DIRECTIONS: Without the pictures, print the lines running from the beginning of the material to the line containing "const PROB_TICKS = [0, 0.2, 0.4, 0.6, 0.8, 1.0];", both ends included.

DATA SHOWN:
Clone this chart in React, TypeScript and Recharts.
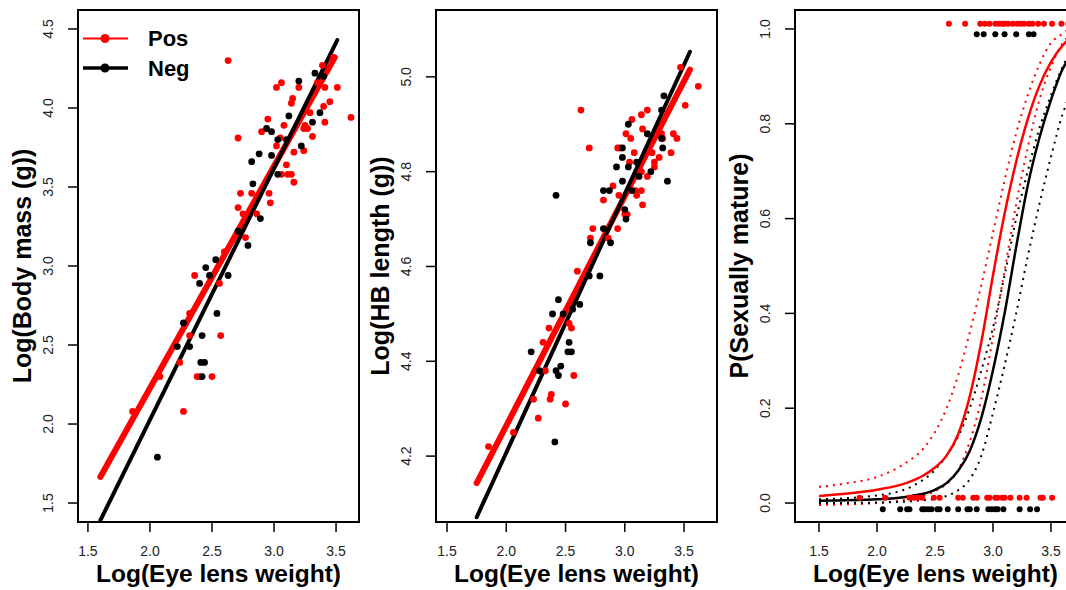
import { ComposedChart, Scatter, Line, XAxis, YAxis, ReferenceArea } from "recharts";

const FONT = "'Liberation Sans', Arial, Helvetica, sans-serif";
const RED = "#ff0000";
const BLACK = "#000000";

const X_TICKS = [1.5, 2, 2.5, 3, 3.5];
const MASS_TICKS = [1.5, 2, 2.5, 3, 3.5, 4, 4.5];
const LENGTH_TICKS = [4.2, 4.4, 4.6, 4.8, 5.0];
const PROB_TICKS = [0, 0.2, 0.4, 0.6, 0.8, 1.0];

// panel 1: log eye lens weight vs log body mass
const posMass: [number, number][] = [
  [2.63, 4.3], [3.02, 4.13], [3.06, 4.16], [3.2, 4.13], [3.51, 4.13], [3.15, 4.06], [3.14, 4.03],
  [3.39, 4.27], [3.41, 4.13], [3.45, 4.04], [3.62, 3.94], [3.41, 3.91], [2.95, 3.93], [2.71, 3.81],
  [2.9, 3.85], [3.05, 3.81], [3.08, 3.89], [3.02, 3.76], [3.24, 3.87], [3.25, 3.89], [3.31, 3.82],
  [3.24, 3.73], [3.16, 3.72], [3.1, 3.64], [3.14, 3.58], [3.16, 3.53], [3.06, 3.58], [3.11, 3.58],
  [2.73, 3.46], [2.82, 3.46], [2.96, 3.46], [2.97, 3.4], [2.71, 3.37], [2.75, 3.33], [2.86, 3.33],
  [2.77, 3.18], [2.6, 3.09], [2.36, 2.94], [2.56, 2.89], [2.32, 2.7], [2.32, 2.56], [2.57, 2.56],
  [2.24, 2.39], [2.38, 2.3], [2.4, 2.3], [2.5, 2.3], [2.27, 2.08], [1.86, 2.08], [2.08, 2.3],
  [3.35, 4.16], [3.4, 4.01], [3.29, 3.97], [3.27, 3.87], [3.48, 4.32],
];
const negMass: [number, number][] = [
  [3.2, 4.17], [3.33, 4.22], [3.12, 3.95], [3.31, 3.91], [3.37, 3.97], [2.94, 3.87], [2.98, 3.85],
  [3.03, 3.8], [3.1, 3.8], [3.22, 3.76], [2.88, 3.71], [2.98, 3.7], [2.82, 3.66], [3.03, 3.58],
  [2.83, 3.52], [2.89, 3.3], [2.79, 3.13], [2.71, 3.22], [2.45, 2.99], [2.53, 3.04], [2.4, 2.89],
  [2.63, 2.94], [2.48, 2.94], [2.27, 2.64], [2.54, 2.7], [2.42, 2.56], [2.32, 2.49], [2.22, 2.49],
  [2.41, 2.39], [2.44, 2.39], [2.42, 2.3], [2.06, 1.79], [3.4, 4.2],
];
const posMassFit: [number, number][] = [[1.6, 1.665], [3.49, 4.32]];
const negMassFit: [number, number][] = [[1.6, 1.39], [3.51, 4.43]];

// panel 2: log eye lens weight vs log HB length
const posLength: [number, number][] = [
  [3.47, 5.02], [3.62, 4.98], [3.51, 4.94], [2.63, 4.93], [3.06, 4.91], [3.14, 4.92], [3.19, 4.93],
  [3.01, 4.88], [3.15, 4.89], [3.05, 4.87], [3.31, 4.88], [3.32, 4.87], [3.41, 4.88], [3.44, 4.87],
  [2.7, 4.85], [2.94, 4.85], [2.96, 4.85], [3.39, 4.84], [3.08, 4.84], [3.23, 4.84], [3.25, 4.82],
  [3.29, 4.83], [3.04, 4.82], [3.14, 4.8], [3.19, 4.79], [3.25, 4.81], [2.9, 4.77], [3.09, 4.76],
  [3.14, 4.76], [3.1, 4.75], [2.95, 4.75], [2.82, 4.74], [3.15, 4.73], [3.0, 4.71], [3.02, 4.71],
  [2.94, 4.68], [2.73, 4.68], [2.71, 4.66], [2.86, 4.66], [2.6, 4.59], [2.36, 4.47], [2.31, 4.44],
  [2.53, 4.48], [2.55, 4.47], [2.57, 4.37], [2.38, 4.33], [2.37, 4.32], [2.23, 4.32], [2.5, 4.31],
  [2.27, 4.28], [1.85, 4.22], [2.06, 4.25], [2.33, 4.38],
];
const negLength: [number, number][] = [
  [3.33, 4.96], [3.31, 4.93], [3.03, 4.9], [3.19, 4.88], [3.31, 4.87], [2.98, 4.85], [3.32, 4.85],
  [2.98, 4.83], [3.1, 4.82], [3.03, 4.81], [2.93, 4.81], [3.12, 4.79], [3.22, 4.8], [3.36, 4.78],
  [2.98, 4.78], [2.82, 4.76], [2.87, 4.76], [3.06, 4.76], [3.0, 4.72], [3.01, 4.7], [2.82, 4.68],
  [2.71, 4.65], [2.88, 4.65], [2.79, 4.58], [2.7, 4.58], [2.42, 4.75], [2.44, 4.53], [2.62, 4.52],
  [2.56, 4.51], [2.39, 4.5], [2.48, 4.5], [2.53, 4.44], [2.21, 4.42], [2.52, 4.42], [2.55, 4.42],
  [2.46, 4.39], [2.42, 4.38], [2.44, 4.37], [2.41, 4.23], [2.28, 4.38],
];
const posLengthFit: [number, number][] = [[1.75, 4.143], [3.55, 5.015]];
const negLengthFit: [number, number][] = [[1.75, 4.071], [3.55, 5.053]];

// panel 3: maturity (1 = mature, 0 = immature)
const posMature = [2.62, 2.76, 2.89, 2.93, 2.97, 3.02, 3.05, 3.08, 3.1, 3.13, 3.17, 3.21, 3.24, 3.27, 3.31, 3.34, 3.39, 3.44, 3.51, 3.59, 3.65];
const negMature = [2.86, 2.92, 3.02, 3.1, 3.2, 3.31, 3.35];
const posImmature = [1.85, 2.07, 2.28, 2.32, 2.35, 2.39, 2.49, 2.54, 2.7, 2.74, 2.83, 2.86, 2.95, 2.97, 3.02, 3.04, 3.08, 3.1, 3.15, 3.23, 3.29, 3.41, 3.43, 3.51];
const negImmature = [2.05, 2.2, 2.26, 2.28, 2.39, 2.41, 2.44, 2.47, 2.52, 2.54, 2.61, 2.7, 2.78, 2.8, 2.86, 2.96, 2.99, 3.02, 3.04, 3.09, 3.23, 3.32, 3.38];

const posProb: [number, number][] = [
  [1.5, 0.015], [1.75, 0.02], [2.0, 0.028], [2.25, 0.042], [2.4, 0.058], [2.5, 0.075], [2.6, 0.1],
  [2.7, 0.145], [2.8, 0.225], [2.9, 0.34], [3.0, 0.48], [3.1, 0.61], [3.2, 0.72], [3.3, 0.81],
  [3.4, 0.88], [3.5, 0.93], [3.6, 0.965], [3.66, 0.98],
];
const negProb: [number, number][] = [
  [1.5, 0.005], [2.0, 0.008], [2.3, 0.015], [2.5, 0.028], [2.6, 0.042], [2.7, 0.068], [2.8, 0.11],
  [2.9, 0.18], [3.0, 0.28], [3.1, 0.4], [3.2, 0.54], [3.3, 0.67], [3.4, 0.77], [3.5, 0.85],
  [3.6, 0.915], [3.66, 0.94],
];
const posUpper: [number, number][] = [
  [1.5, 0.034], [1.75, 0.042], [2.0, 0.055], [2.25, 0.085], [2.4, 0.115], [2.5, 0.15], [2.6, 0.2],
  [2.7, 0.27], [2.8, 0.36], [2.9, 0.46], [3.0, 0.57], [3.1, 0.68], [3.2, 0.78], [3.3, 0.86],
  [3.4, 0.925], [3.5, 0.97], [3.6, 0.99], [3.66, 1.0],
];
const posLower: [number, number][] = [
  [1.5, -0.004], [2.0, 0.0], [2.3, 0.01], [2.5, 0.025], [2.6, 0.04], [2.7, 0.07], [2.8, 0.13],
  [2.9, 0.22], [3.0, 0.35], [3.1, 0.49], [3.2, 0.63], [3.3, 0.75], [3.4, 0.85], [3.5, 0.92],
  [3.6, 0.97], [3.66, 0.985],
];
const negUpper: [number, number][] = [
  [1.5, 0.008], [2.0, 0.016], [2.3, 0.035], [2.5, 0.07], [2.6, 0.1], [2.7, 0.14], [2.8, 0.2],
  [2.9, 0.28], [3.0, 0.37], [3.1, 0.48], [3.2, 0.6], [3.3, 0.7], [3.4, 0.79], [3.5, 0.86],
  [3.6, 0.92], [3.66, 0.95],
];
const negLower: [number, number][] = [
  [1.5, 0.0], [2.0, 0.001], [2.4, 0.006], [2.6, 0.015], [2.7, 0.027], [2.8, 0.05], [2.9, 0.1],
  [3.0, 0.19], [3.1, 0.29], [3.2, 0.4], [3.3, 0.52], [3.4, 0.63], [3.5, 0.73], [3.6, 0.82], [3.66, 0.86],
];

const pts = (pairs: [number, number][]) => pairs.map(([x, y]) => ({ x, y }));
const level = (xs: number[], y: number) => xs.map((x) => ({ x, y }));

const XTick = (props: any) => {
  const { x, y, payload } = props;
  return (
    <text x={x} y={y + 22} textAnchor="middle" fontSize={14} fill="#222" fontFamily={FONT}>
      {Number(payload.value).toFixed(1)}
    </text>
  );
};

const YTick = (props: any) => {
  const { x, y, payload } = props;
  const cx = x - 18;
  return (
    <text x={cx} y={y} dy="0.35em" transform={`rotate(-90 ${cx} ${y})`} textAnchor="middle" fontSize={14} fill="#222" fontFamily={FONT}>
      {Number(payload.value).toFixed(1)}
    </text>
  );
};

const dot = (color: string, r: number) => (p: any) => <circle cx={p.cx} cy={p.cy} r={r} fill={color} />;

function Panel({ left, xDomain, yDomain, yTicks, yTitle, children }: any) {
  return (
    <div style={{ position: "absolute", left, top: 0 }}>
      <ComposedChart width={360} height={590} margin={{ top: 10, right: 1, bottom: 0, left: 0 }}>
        <XAxis
          type="number"
          dataKey="x"
          domain={xDomain}
          allowDataOverflow
          ticks={X_TICKS}
          interval={0}
          tickSize={10}
          axisLine={false}
          tickLine={{ stroke: "#000", strokeWidth: 1.5 }}
          tick={(p: any) => <XTick {...p} />}
          height={68}
          label={{
            content: ({ viewBox }: any) => (
              <text x={viewBox.x + viewBox.width / 2} y={viewBox.y + 60} textAnchor="middle" fontSize={24.5} fontWeight="bold" fontFamily={FONT} fill="#000">
                Log(Eye lens weight)
              </text>
            ),
          }}
        />
        <YAxis
          type="number"
          dataKey="y"
          domain={yDomain}
          allowDataOverflow
          ticks={yTicks}
          interval={0}
          tickSize={10}
          axisLine={false}
          tickLine={{ stroke: "#000", strokeWidth: 1.5 }}
          tick={(p: any) => <YTick {...p} />}
          width={78}
          label={{
            content: ({ viewBox }: any) => {
              const cx = viewBox.x + viewBox.width - 56;
              const cy = viewBox.y + viewBox.height / 2;
              return (
                <text x={cx} y={cy} dy="0.35em" transform={`rotate(-90 ${cx} ${cy})`} textAnchor="middle" fontSize={25} fontWeight="bold" fontFamily={FONT} fill="#000">
                  {yTitle}
                </text>
              );
            },
          }}
        />
        {children}
        <ReferenceArea x1={xDomain[0]} x2={xDomain[1]} y1={yDomain[0]} y2={yDomain[1]} fill="none" fillOpacity={0} stroke="#000" strokeWidth={2} />
      </ComposedChart>
    </div>
  );
}

function fitLine(data: [number, number][], color: string, width: number) {
  return (
    <Line data={pts(data)} dataKey="y" type="linear" stroke={color} strokeWidth={width} strokeLinecap="round" dot={false} activeDot={false} isAnimationActive={false} />
  );
}

function curve(data: [number, number][], color: string, dotted: boolean) {
  return (
    <Line
      data={pts(data)}
      dataKey="y"
      type="monotone"
      stroke={color}
      strokeWidth={dotted ? 2 : 2.5}
      strokeDasharray={dotted ? "2 5" : undefined}
      dot={false}
      activeDot={false}
      isAnimationActive={false}
    />
  );
}

function LegendBox() {
  return (
    <svg width={200} height={90} style={{ position: "absolute", left: 0, top: 0, pointerEvents: "none" }}>
      <line x1={83} x2={128} y1={38.5} y2={38.5} stroke={RED} strokeWidth={2} />
      <circle cx={105} cy={38.5} r={4.5} fill={RED} />
      <text x={148} y={46} fontSize={22} fontWeight="bold" fontFamily={FONT} fill="#000">Pos</text>
      <line x1={83} x2={128} y1={68} y2={68} stroke={BLACK} strokeWidth={3.5} />
      <circle cx={105} cy={68} r={4.5} fill={BLACK} />
      <text x={148} y={76} fontSize={22} fontWeight="bold" fontFamily={FONT} fill="#000">Neg</text>
    </svg>
  );
}

export default function App() {
  return (
    <div style={{ position: "absolute", left: 0, top: 0, width: 1066, height: 590, overflow: "hidden", background: "#fff" }}>
      <Panel left={0} xDomain={[1.42, 3.685]} yDomain={[1.38, 4.62]} yTicks={MASS_TICKS} yTitle="Log(Body mass (g))">
        <Scatter data={pts(posMass)} dataKey="y" shape={dot(RED, 3.4)} isAnimationActive={false} />
        <Scatter data={pts(negMass)} dataKey="y" shape={dot(BLACK, 3.4)} isAnimationActive={false} />
        {fitLine(posMassFit, RED, 6)}
        {fitLine(negMassFit, BLACK, 4)}
      </Panel>
      <LegendBox />
      <Panel left={358} xDomain={[1.407, 3.778]} yDomain={[4.061, 5.141]} yTicks={LENGTH_TICKS} yTitle="Log(HB length (g))">
        <Scatter data={pts(posLength)} dataKey="y" shape={dot(RED, 3.4)} isAnimationActive={false} />
        <Scatter data={pts(negLength)} dataKey="y" shape={dot(BLACK, 3.4)} isAnimationActive={false} />
        {fitLine(posLengthFit, RED, 6)}
        {fitLine(negLengthFit, BLACK, 4)}
      </Panel>
      <Panel left={717} xDomain={[1.293, 3.716]} yDomain={[-0.04, 1.04]} yTicks={PROB_TICKS} yTitle="P(Sexually mature)">
        <Scatter data={level(posMature, 1.011)} dataKey="y" shape={dot(RED, 3)} isAnimationActive={false} />
        <Scatter data={level(negMature, 0.989)} dataKey="y" shape={dot(BLACK, 3)} isAnimationActive={false} />
        <Scatter data={level(posImmature, 0.011)} dataKey="y" shape={dot(RED, 3)} isAnimationActive={false} />
        <Scatter data={level(negImmature, -0.013)} dataKey="y" shape={dot(BLACK, 3)} isAnimationActive={false} />
        {curve(posUpper, RED, true)}
        {curve(posLower, RED, true)}
        {curve(negUpper, BLACK, true)}
        {curve(negLower, BLACK, true)}
        {curve(posProb, RED, false)}
        {curve(negProb, BLACK, false)}
      </Panel>
    </div>
  );
}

THE RESULT:
Clone this chart in React, TypeScript and Recharts.
import { ComposedChart, Scatter, Line, XAxis, YAxis, ReferenceArea } from "recharts";

const FONT = "'Liberation Sans', Arial, Helvetica, sans-serif";
const RED = "#ff0000";
const BLACK = "#000000";

const X_TICKS = [1.5, 2, 2.5, 3, 3.5];
const MASS_TICKS = [1.5, 2, 2.5, 3, 3.5, 4, 4.5];
const LENGTH_TICKS = [4.2, 4.4, 4.6, 4.8, 5.0];
const PROB_TICKS = [0, 0.2, 0.4, 0.6, 0.8, 1.0];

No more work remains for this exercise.